David: So that’s that sticky situation I wasted 2 years on
Ha. Sticky. Cause you slept with someone? LMAO OKAY. me: right me: fuck me: its been months me: and its still you me: fuck you okay David: What do you mean me
Dumb-fucking-ass?? Are you that ignorant? or are you just dumb???
me: I hate you so much me: you’re still the one I remember David: Okay I expect that me: I keep having dreams
(lmao why did I say that?)
David: I’m sorry David: I dont know what to say or do me: and its fucking annoying me: its so hard to forget you me: I keep getting these dreams me: and it just made me remember you even more David: Sorry David: I don’t know what to say
ikr, it’s not like it’s your fault I get the dreams??
me: why did you just block me though me: why didn’t you atleast say something David: Trying to run again David: Realized it’s not the right thing to do David: I don’t have anything to say David: You’re right I shouldn’t have left you hanging David: It was wrong of me David: I thought about it too David: I felt bad David: But I couldn’t face it me: fuck you for leaving me when I already fell for you. me: you even said you’re gonna go here me: ugh David: Fuck me David: Okay I get it David: You hate me David: I’m shit David: Leave me alone if that’s all you want to say
Seriously dude, do you really not sense my purpose here? I want you back.
me: I just wanted an explanation lol me: and I didn’t want you to leave me: those were the words you said and I can’t believe I’m saying it me: I don’t want you to leave me alone
So that’s it that’s the serious part. The next part of our conversation wasn’t as long as this one but we were just bantering around. I don’t think he’s as comfortable with me as he was before but I feel like there’s still something.

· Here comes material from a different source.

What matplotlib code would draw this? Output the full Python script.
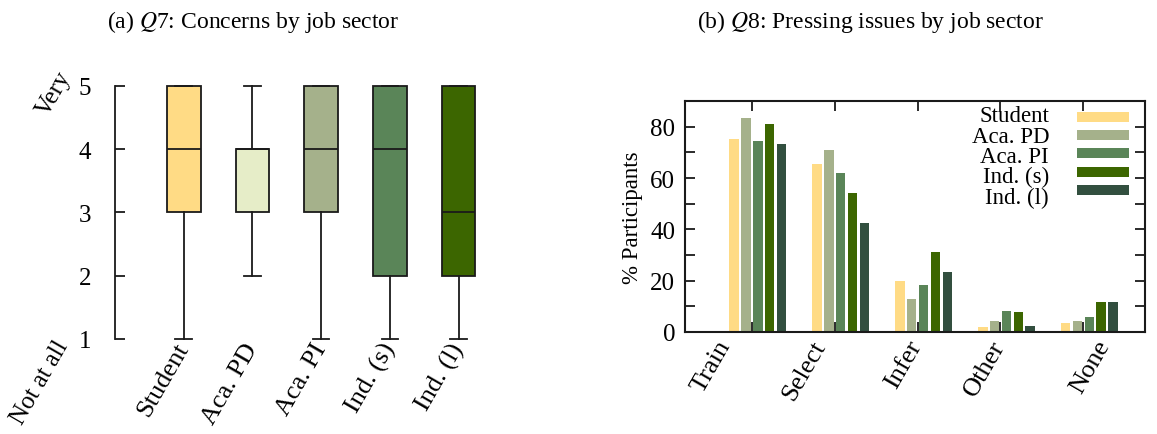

I just feel so confused about my feelings for him, confused about what we are, confused about what he feels for me. Last Friday, he sent me a message, and I was in school
9:51 AM David: Hey David: You busy?
So I read it during my lunch time cause we were doing something
11:39 AM me: I’m in school
1:42 PM David: Call me after
2:32 PM me: I can’t I have like 100MB left
9:43 PM David: Ughh David: Noooo David: When do you get more David: You are legit so cute David: In your picture David: And your body looks good lol David: JUST SAYING.
I wasn’t able to reply cause I was watching this Selena Gomez film, Monte Carlo. It was really nice btw, I loved it.
11:00 PM me: LMAOOO me: I’m home now it’s like 11 David: What lol. David: I know, I know David: Why you laugh. me: idk me: whats up David: Laying in bed being lazy David: Hbu Piper
Fuck. Right in the feels. So much nostalgia. Piper’s the daughter of Aphrodite in the series that we love, he used to call me Piper, and I told him if I’m Piper then he’s the Jason to my Piper. (Jason’s the love interest of Piper in the books)
me: I just finished watching a movie me: and it was greatttt I loved it David: What movie? David: *sends a cute selfie* David: Lol look @ me
okay so I totally forgot that he asked a question cause a cute fucking selfie just popped in my screen.
me: you look different David: Do I? David: How so?? David: Bad huh David: Thanks I’m ugly ik me: yeah idk me: you look happy me: no wdym ugly David: I am ugly David: You making fun of me lol David: Thanks me: wtf you’re not ugly shut up me: what time is it there me: and where are you David: I’m in kentucky US David: And it is 0912 there!
Idk that’s probably how they read time in the army
David: Girl you’re obsessed David: Lmao jkjk me: ruuude David: No me: Kentucky though me: KFC David: I like you dw
okay... fuck... that was sudden. I mean, good job! That’s a great way to make me even more confused about what’s happening here!
me: ha David: Yes lmao! David: It’s not that good David: I figured it would be the best here David: But it’s the same as everywhere else me: really? me: that’s sad David: It’s nothing special David: Send me a selfie? me: I dont have a selfie me: jk David: Send me one David: Now David: I order you me: dude me: chill David: Lol nope I wanna seee youuuu me: I’m still looking for something decent David: Send them all David: Right meow me: *sends a selfie* me: tada me: I like that one lmao me: hoe filter me: I got more pimples me: smhhhh me: *sends another selfie* me: and one time my hair became like this hahah David: Fucking cute David: Is that overalls lol me: yes hahah
Then he left me on read. But because I’m a creepy-ass stalker that knows his facebook account, I saw his post that he shared. The post said, “I like clingy. I’d rather have someone who blows up my phone and shows they care than someone who texts back 12 hours later” So I messaged him this morning. I didn’t care if I double texted. 
me: dude me: when are you free David: Not tonight, I don’t think me: aw but when David: Idk I’m with jocelyn rn
Who’s Jocelyn???
me: ohh okay me: tell me when you’re available David: Okay
So that was it. I notice that I keep on using the word ‘dude’. Idk what to call him?? Maybe I’ll refer to him as Jason soon. Back to his facebook though, he also shared a post that said, “I blocked my ex on everything but she somehow managed to message me through direct tv *a pic of that*”.. Well.. Was that me? Lol. I dont know!! Someone commented though, “Man, if she goes through that much trouble to try to talk to you I would have to give her a second chance haha” then he replied, “that’s true hahah” UGH ITS JUST SO CONFUSING. So that’s all I have to say about him.
Now I’m here typing this blog. I don’t know, I just wanna talk to him, on the phone. Maybe that’d clear things up, but for now, I never think about our future. I don’t wanna think about the next step, cause when it doesn’t happen, I’m just gonna be twice disappointed.